Like that earlier film, and more so than the Guggenheim ‘original’ , Inconvenient is really centered on the man: Al Gore is seeing crisscrossing the globe training his environmental “ambassadors” (more than 10000 from across the world to date) in delivering the famed slide show about the perils of climate change and rallying environmental troops ahead of last August’s historical Paris Summit which saw 175 countries sign an historic commitment to reduce carbon emissions into the atmosphere. In the process Cohen and Shenk achieve the difficult feat of imbuing a contentious but scientific issue with emotional force. The Sundance audience were repeatedly moved to tears by the revisiting of the devastating human toll of typhoon Haiyan on Tacloban City and other regions of the Philippines causing 6300 deaths and an estimated 4 million climate refugees. Another emotional point in the film is when a 24 hour broadcast on the environmental hosted by Gore in Paris is interrupted by the deadly Paris terrorist attacks. The ex-vice president suspends the broadcast and delivers a powerful message of solidarity to the French people on behalf of all Americans which will leave few dry eyes in the house.
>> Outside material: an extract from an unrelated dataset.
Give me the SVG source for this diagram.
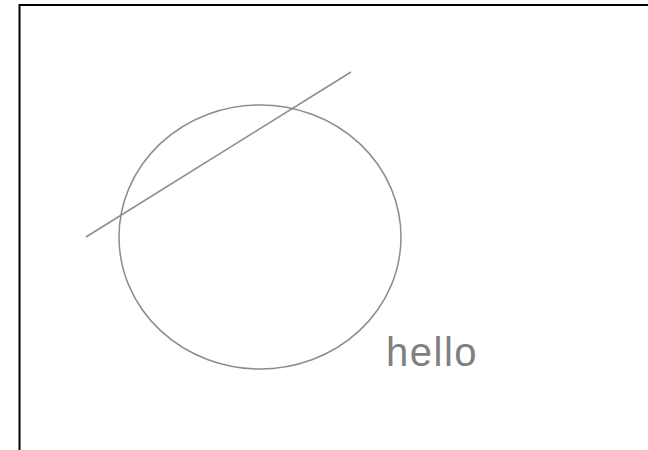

Through it all a portrait emerges of a man’s undying conviction for an issue that affects us all, made more poignant by the current political context. The film is structured to build to a happy ending of sorts  with the signing of the climate agreement to which Gore contributes all of his diplomatic efforts. But it also acknowledges the, ehm, shifting climate towards  science-based reform. Having begun with a montage of climate-denying  statements by conservative detractors of Mr. Gore, the movie ends with the electoral victory of  the current denier-in-chief (Mr. Trump appears delivering skeptical views in archival footage interspersed throughout like  dissonant counterpoint).  It is a tragic ending which serves as catharsis and a call to action, probably more powerful than the film makers could have planned (it is also not lost on audiences that until this year Gore was the last presidential candidate to lose the white house having won the popular vote).

All in all a sobering, stirring and emotionally wrenching piece of agit-prop which will serve as rallying cry for the future environmental movement as we approach a collective point of no return.

Sundance Review: An Inconvenient Sequel: Truth to Power, documentary. Directed by Bonni Cohen and John Shenk. Presented by Al Gore.